Namun, aku jelas menikmati pekerjaan bertanya ini. Banyak cerita. Banyak kepuasan. Banyak sensasi. Mungkin ini yang menyebabkan Socrates rela menenggak racun.

Tunggu dulu, apakah aku terlalu tinggi membandingkan diri? Hmm.

[08/12/2010]

Catatan Kecil Hari ini

#20

18:36

Untuk kesekian kalinya, aku membaca 'catatan pinggir' majalah Tempo. Tulisan yang dibuat secara berkala, mingguan, oleh Goenawan Muhammad itu selalu membikin bingung. Sekaligus penasaran. Entah hanya aku-kah yang merasakan demikian setiap membaca 'caping'.

Hari ini, aku membaca caping yang berjudul orakel. Sebuah sarana untuk menjembatani "jarak antara dewa-dewa dan manusia", yang sebenarnya nggak gampang buat dijembatani.

Tapi, sekali lagi, aku bingung. bukan bingun dengan alur ceritanya. Melainkan, bingung sebenarnya dia itu sedang bicara dengan siapa? Terkadang, aku memang tidak pernah mengerti, dia berbicara dengan siapa. Kalau seorang teman bilang, GM menggunakan bahasa "langit".

Lewat orakel, GM berbicara tentang dewa-dewa, soal monotheisme, politheisme dan juga pantheistik. Aku lantas berpikir, apa di Indonesia ini muncul tema-tema seputaran itu? Ah, apakah cerita kali ini ada hubungannya dengan keributan di Yogyakarta? Aku bingung.

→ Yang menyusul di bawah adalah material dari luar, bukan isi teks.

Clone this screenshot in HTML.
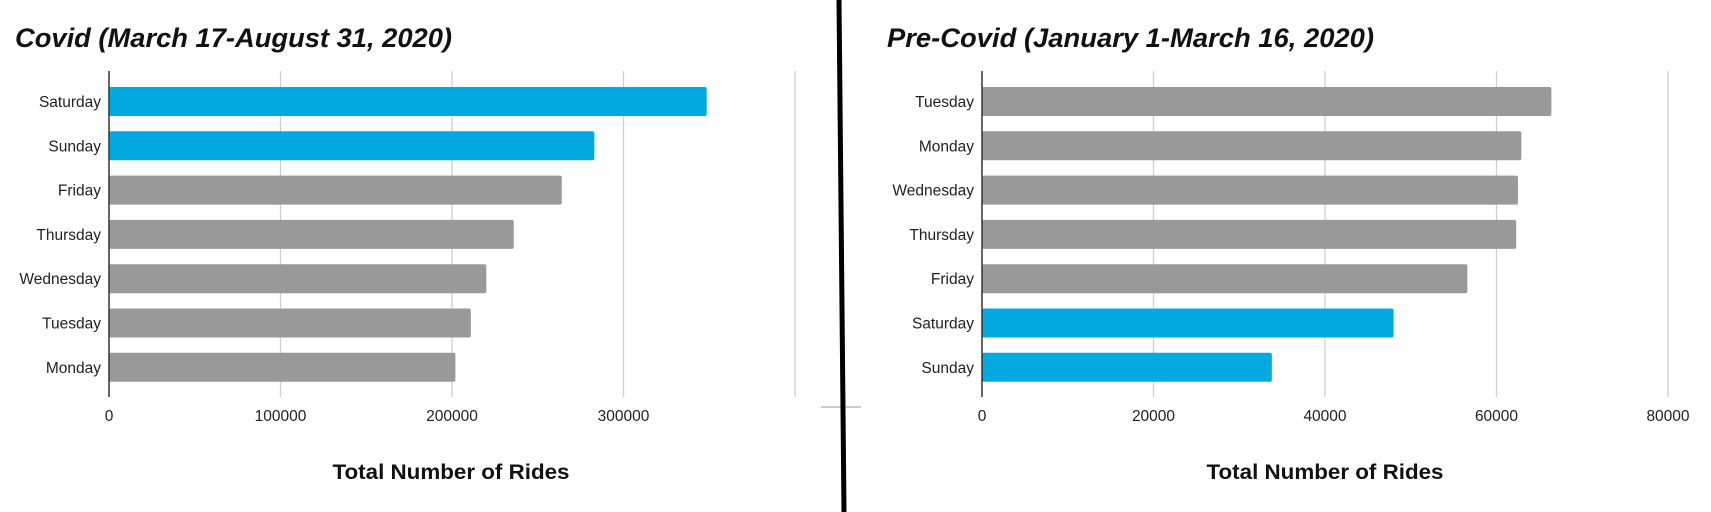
<!DOCTYPE html>
<html><head><meta charset="utf-8"><style>
body{margin:0;background:#fff;}
svg{display:block;font-family:"Liberation Sans",Arial,sans-serif;}
</style></head><body>
<svg id="s" width="1711" height="512"></svg>
<script>
const leftCats=["Saturday","Sunday","Friday","Thursday","Wednesday","Tuesday","Monday"];
const leftVals=[348500,283000,264000,236000,220000,211000,202000];
const leftHighlight=[true,true,false,false,false,false,false];
const leftTicks=[0,100000,200000,300000];
const rightCats=["Tuesday","Monday","Wednesday","Thursday","Friday","Saturday","Sunday"];
const rightVals=[66400,62900,62500,62300,56600,48000,33800];
const rightHighlight=[false,false,false,false,false,true,true];
const rightTicks=[0,20000,40000,60000,80000];
const NS="http://www.w3.org/2000/svg";
const svg=document.getElementById('s');
function mk(t,a,p){const e=document.createElementNS(NS,t);for(const k in a)e.setAttribute(k,a[k]);(p||svg).appendChild(e);return e;}
function chart(o){
  const g=mk('g',{});
  
  
  const x=v=>o.x0+(v/o.max)*(o.x1-o.x0);
  const top=71,bot=397,step=44.3,bh=29,first=87;
  o.grid.forEach(v=>{const l=mk('line',{x1:x(v),x2:x(v),y1:top,y2:bot,stroke:'#d0d0d0','stroke-width':1.3},g);
    });
  o.cats.forEach((c,i)=>{
    const y=first+i*step;
    const r=mk('rect',{x:o.x0,y:y,width:x(o.vals[i])-o.x0,height:bh,rx:2,fill:o.hi[i]?'#00a9e0':'#999999'},g);
    
    const t=mk('text',{x:o.x0-8,y:y+bh/2+5.5,'text-anchor':'end','font-size':15.5,fill:'#222'},g);
    t.textContent=c;
  });
  const ax=mk('line',{x1:o.x0,x2:o.x0,y1:top,y2:bot,stroke:'#333','stroke-width':1.5},g);
  
  o.ticks.forEach(v=>{const t=mk('text',{x:x(v),y:421,'text-anchor':'middle','font-size':15.5,fill:'#222'},g);
    t.textContent=v;});
  const at=mk('text',{x:o.tx,y:479,'text-anchor':'middle','font-size':21,'font-weight':'bold',fill:'#111',textLength:237,lengthAdjust:'spacingAndGlyphs'},g);
  at.textContent='Total Number of Rides';
  const ti=mk('text',{x:o.titleX,y:47,'font-size':27,'font-weight':'bold','font-style':'italic',fill:'#111',textLength:o.titleW,lengthAdjust:'spacingAndGlyphs'},g);
  ti.textContent=o.title;
}
chart({name:'covid-chart',cats:leftCats,vals:leftVals,hi:leftHighlight,ticks:leftTicks,grid:[100000,200000,300000,400000],x0:109,x1:795,max:400000,tx:451,titleX:15,titleW:437,title:'Covid (March 17-August 31, 2020)'});
chart({name:'pre-covid-chart',cats:rightCats,vals:rightVals,hi:rightHighlight,ticks:rightTicks,grid:[20000,40000,60000,80000],x0:982,x1:1668,max:80000,tx:1325,titleX:887,titleW:487,title:'Pre-Covid (January 1-March 16, 2020)'});
const gl=mk('line',{x1:821,x2:861,y1:407,y2:407,stroke:'#ccc','stroke-width':2});

const dv=mk('line',{x1:839,x2:844,y1:0,y2:512,stroke:'#000','stroke-width':5});

</script>
</body></html>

Meski berulang kali bingung, aku selalu suka membaca caping. Salah satunya lantaran gaya bahasa dan diksi yang terpakai. Namun, setelah baca caping, selalu ada pertanyaan yang muncul. "Sebenarnya, apa yang kamu baca?"

Jujur saja aku ingin bertanya soal itu. Aku heran betul, kenapa dia punya banyak cerita, banyak sudut cerita yang bisa digunakan. Hingga rasanya dia melangkah seribu langkah lebih jauh dari pada aku.

"Katakanlah itu takhayul. Tapi siapa tahu ada sesuatu yang berharga di dalamnya." Yah, dengan kata-kata itulah orakel ditutup.

Mungkin tulisan itu buatku masih absurb. Mungkin lantaran dangkalnya otakku. Tapi mungkin benar juga, siapa tahu ada yang berharga di dalamnnya (di otakku).